I had a meeting on King Street yesterday, only to realize I parked on the opposite side from where my meeting was at. I looked to the left, looked to the right, and saw that the nearest crosswalks on either side were several blocks away. I had no choice but to jaywalk.
After my meeting ended, I was dreading the trip back to my car, but I spotted one of those crosswalks with no traffic light. Luckily, there was another woman there who laughed and said she does this all the time, and so we began crossing. Tires were screeching and my life was flashing before my eyes LOL.
But seriously, maybe we wouldn't jaywalk so much if we put up some more traffic lights!!

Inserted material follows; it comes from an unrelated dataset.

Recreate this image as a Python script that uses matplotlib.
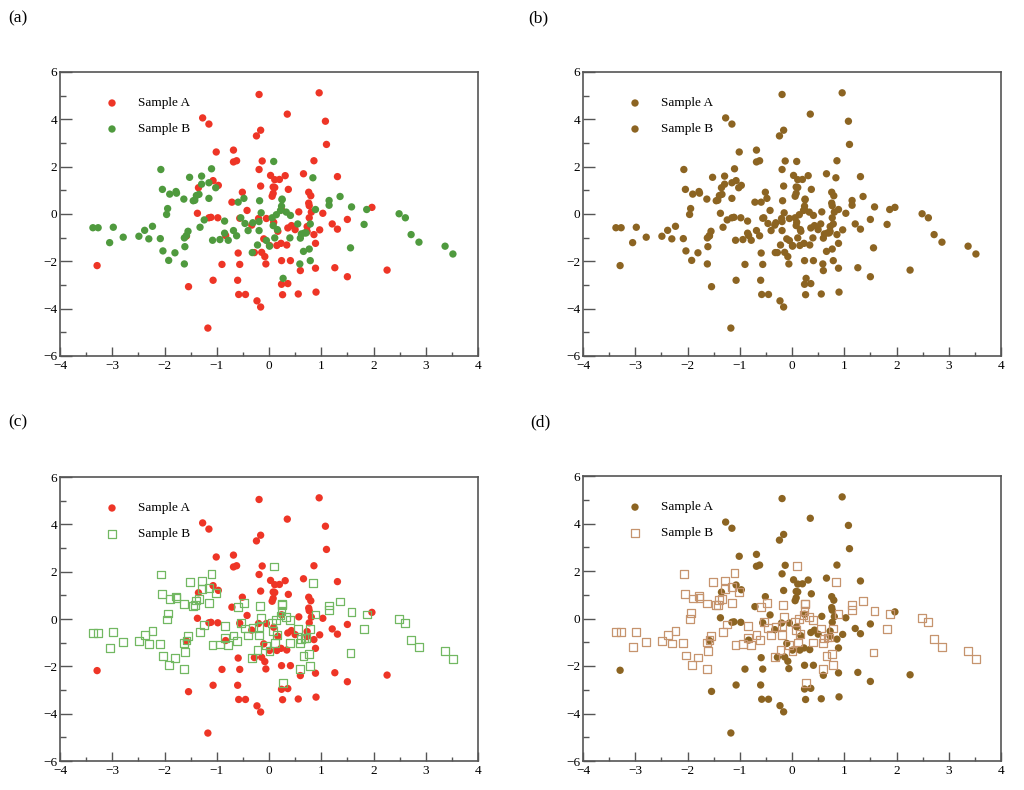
import matplotlib
matplotlib.use("Agg")
import matplotlib.pyplot as plt
from matplotlib.ticker import MultipleLocator
import numpy as np

# ---- data ----
a_x = [-0.19, -1.27, -1.15, -0.16, -0.24, -1.01, -0.68, -0.62, -0.68, -0.13,
       -0.19, 0.03, -1.07, -0.97, -1.35, -0.16, -0.51, -0.71, -0.42, 0.06,
       -1.37, 0.96, 0.35, 1.08, 1.10, 0.86, 0.11, 0.20, 0.31, 0.66,
       1.31, 0.08, 0.11, 0.37, 0.08, 0.76, 0.80, 0.76, 0.77, 1.97,
       0.24, 0.57, 0.81, 1.03, -3.29, -1.15, -1.11, -0.98, -0.83, -1.58,
       -0.59, -0.90, -0.56, -1.07, -0.60, -1.54, -0.58, -0.45, -0.23, -0.16,
       -1.17, -0.56, -0.33, -0.20, -0.05, -0.28, -0.14, -0.10, -0.08, -0.06,
       0.09, 0.36, 0.43, 0.50, 0.17, 0.73, 0.77, 0.86, 0.97, 0.89,
       1.21, 1.31, 1.50, 0.01, 0.15, 0.23, 0.34, 0.24, 0.41, 0.60,
       0.89, 1.26, 1.50, 2.26, 0.24, 0.36, 0.26, 0.56, 0.90, 0.73]
a_y = [5.05, 4.06, 3.80, 3.54, 3.30, 2.62, 2.70, 2.25, 2.20, 2.24,
       1.88, 1.63, 1.41, 1.21, 1.11, 1.18, 0.92, 0.50, 0.15, 0.75,
       0.03, 5.12, 4.22, 3.92, 2.94, 2.25, 1.45, 1.46, 1.62, 1.70,
       1.58, 1.14, 1.12, 1.04, 0.87, 0.92, 0.77, 0.46, 0.35, 0.28,
       0.18, 0.09, 0.08, 0.03, -2.18, -0.16, -0.14, -0.16, -0.91, -0.93,
       -1.65, -2.13, -2.13, -2.80, -2.80, -3.07, -3.40, -3.40, -3.67, -3.93,
       -4.82, -0.18, -0.47, -0.19, -0.19, -1.63, -1.62, -1.05, -1.80, -2.11,
       -0.35, -0.59, -0.49, -0.66, -0.73, -0.53, -0.16, -0.87, -0.67, -1.24,
       -0.42, -0.64, -0.23, -1.33, -1.33, -1.24, -1.31, -1.97, -1.97, -2.39,
       -2.29, -2.27, -2.65, -2.37, -2.97, -2.94, -3.41, -3.38, -3.30, -0.74]

b_x = [-2.07, -2.04, -1.90, -1.78, -1.77, -1.63, -1.52, -1.29, -1.10, -1.29,
       -1.15, -1.02, -1.39, -1.34, -1.42, -1.45, -1.15, -1.94, -1.96, -0.59,
       -0.48, -0.18, -0.15, 0.09, 0.84, 0.25, 0.24, 1.15, 1.15, 1.36,
       0.89, 1.58, 1.87, 2.49, -3.37, -3.27, -2.98, -3.05, -2.79, -2.49,
       -2.38, -2.30, -2.23, -2.08, -2.03, -1.92, -1.80, -1.62, -1.61, -1.62,
       -1.58, -1.55, -1.32, -1.24, -1.08, -0.94, -0.85, -0.85, -0.78, -0.68,
       -0.62, -0.54, -0.46, -0.40, -0.31, -0.19, -0.19, -0.22, -0.32, -0.05,
       2.61, 2.72, 2.87, 3.37, 3.52, 1.82, 1.56, 0.14, 0.06, 0.33,
       0.41, 0.08, 0.16, 0.55, 0.79, 0.40, 0.11, 0.01, 0.62, 0.68,
       0.71, 0.60, 0.66, 0.77, 0.59, 0.79, 0.27, 0.22, 0.25]
b_y = [1.88, 1.04, 0.84, 0.95, 0.88, 0.63, 1.55, 1.60, 1.91, 1.26,
       1.32, 1.11, 0.78, 0.83, 0.58, 0.56, 0.66, 0.23, -0.02, 0.50,
       0.66, 0.56, 0.05, 2.22, 1.53, 0.63, 0.33, 0.57, 0.37, 0.74,
       0.19, 0.30, 0.19, 0.01, -0.58, -0.58, -0.56, -1.21, -0.98, -0.94,
       -0.69, -1.05, -0.52, -1.04, -1.56, -1.96, -1.64, -2.11, -1.38, -1.01,
       -0.91, -0.73, -0.56, -0.25, -1.11, -1.08, -0.30, -0.81, -1.11, -0.70,
       -0.92, -0.16, -0.40, -0.70, -0.37, -0.32, -0.70, -1.31, -1.63, -1.12,
       -0.16, -0.87, -1.19, -1.36, -1.69, -0.44, -1.43, -0.03, -0.16, 0.08,
       -0.06, -0.49, -0.66, -0.42, -0.42, -1.01, -1.01, -1.36, -0.84, -0.80,
       -0.80, -1.02, -1.58, -1.48, -2.11, -1.97, -2.72, 0.15, 0.60]

labels = ["Sample A", "Sample B"]
panel_names = ["(a)", "(b)", "(c)", "(d)"]

RED = "#ee3526"
GREEN = "#4f9a3e"
BROWN = "#8c6422"
LGREEN = "#72b862"
LBROWN = "#c6946e"

FONT = "Liberation Serif"
plt.rcParams["font.family"] = [FONT, "DejaVu Serif"]
plt.rcParams["axes.unicode_minus"] = True

fig = plt.figure(figsize=(10.24, 7.90), dpi=100)
W, H = 1024.0, 790.0

def make_ax(l, r, t, b):
    return fig.add_axes([l / W, 1 - b / H, (r - l) / W, (b - t) / H])

boxes = [(60, 478, 72, 356), (583, 1001, 72, 356),
         (60, 478, 477, 761), (583, 1001, 476, 761)]
label_pos = [(8, 18), (528, 18), (8, 422), (530, 422)]

styles = [
    (dict(marker="o", color=RED, filled=True), dict(marker="o", color=GREEN, filled=True)),
    (dict(marker="o", color=BROWN, filled=True), dict(marker="o", color=BROWN, filled=True)),
    (dict(marker="o", color=RED, filled=True), dict(marker="s", color=LGREEN, filled=False)),
    (dict(marker="o", color=BROWN, filled=True), dict(marker="s", color=LBROWN, filled=False)),
]

S_FILLED = 28
S_OPEN = 32

def draw(ax, x, y, st, **kw):
    if st["filled"]:
        ax.scatter(x, y, s=S_FILLED, marker=st["marker"], color=st["color"],
                   edgecolors="none", **kw)
    else:
        ax.scatter(x, y, s=S_OPEN, marker=st["marker"], facecolors="none",
                   edgecolors=st["color"], linewidths=0.9, **kw)

FRAME = "#555555"
for i, (box, (sa, sb)) in enumerate(zip(boxes, styles)):
    ax = make_ax(*box)
    draw(ax, a_x, a_y, sa, zorder=3)
    draw(ax, b_x, b_y, sb, zorder=4)
    ax.set_xlim(-4, 4)
    ax.set_ylim(-6, 6)
    ax.xaxis.set_major_locator(MultipleLocator(1))
    ax.xaxis.set_minor_locator(MultipleLocator(0.5))
    ax.yaxis.set_major_locator(MultipleLocator(2))
    ax.yaxis.set_minor_locator(MultipleLocator(1))
    for sp in ax.spines.values():
        sp.set_color(FRAME)
        sp.set_linewidth(1.2)
    ax.tick_params(axis="x", which="major", direction="in", length=6.5, width=1.0,
                   color=FRAME, labelsize=9.5, pad=3, top=False)
    ax.tick_params(axis="x", which="minor", direction="in", length=3, width=1.0,
                   color=FRAME, top=False)
    ax.tick_params(axis="y", which="major", direction="in", length=8.5, width=1.0,
                   color=FRAME, labelsize=9.5, pad=2, right=False)
    ax.tick_params(axis="y", which="minor", direction="in", length=4.5, width=1.0,
                   color=FRAME, right=False)
    for lab in ax.get_xticklabels() + ax.get_yticklabels():
        lab.set_fontfamily(FONT)

    ly = [1 - (103 - 72) / 284.0, 1 - (129 - 72) / 284.0]
    for st, yy, txt in zip((sa, sb), ly, labels):
        if st["filled"]:
            ax.scatter([52 / 418.0], [yy], s=S_FILLED, marker=st["marker"], color=st["color"],
                       edgecolors="none", transform=ax.transAxes, clip_on=False, zorder=5)
        else:
            ax.scatter([52 / 418.0], [yy], s=S_OPEN, marker=st["marker"], facecolors="none",
                       edgecolors=st["color"], linewidths=0.9, transform=ax.transAxes,
                       clip_on=False, zorder=5)
        ax.text(78 / 418.0, yy, txt, transform=ax.transAxes, fontsize=9.5,
                va="center", ha="left", family=FONT)

for name, (px, py) in zip(panel_names, label_pos):
    fig.text(px / W, 1 - py / H, name, fontsize=12.5, family=FONT,
             ha="left", va="center")

fig.savefig("out.png", dpi=100)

You are braver than I. I'm glad that you survived. Please be careful!
I've written about an older man in a crosswalk ahead of me who dropped something -- his eyeglass case, I think, and the panic he experienced while deciding whether to slowly bend down and pick it up, risking not being able to get across before the light changed, so let it stay there and lose it. I was moving to pick it up, but he did pick it up and did make it across.
I can't imagine that happening to someone in one of those crosswalks with no traffic light.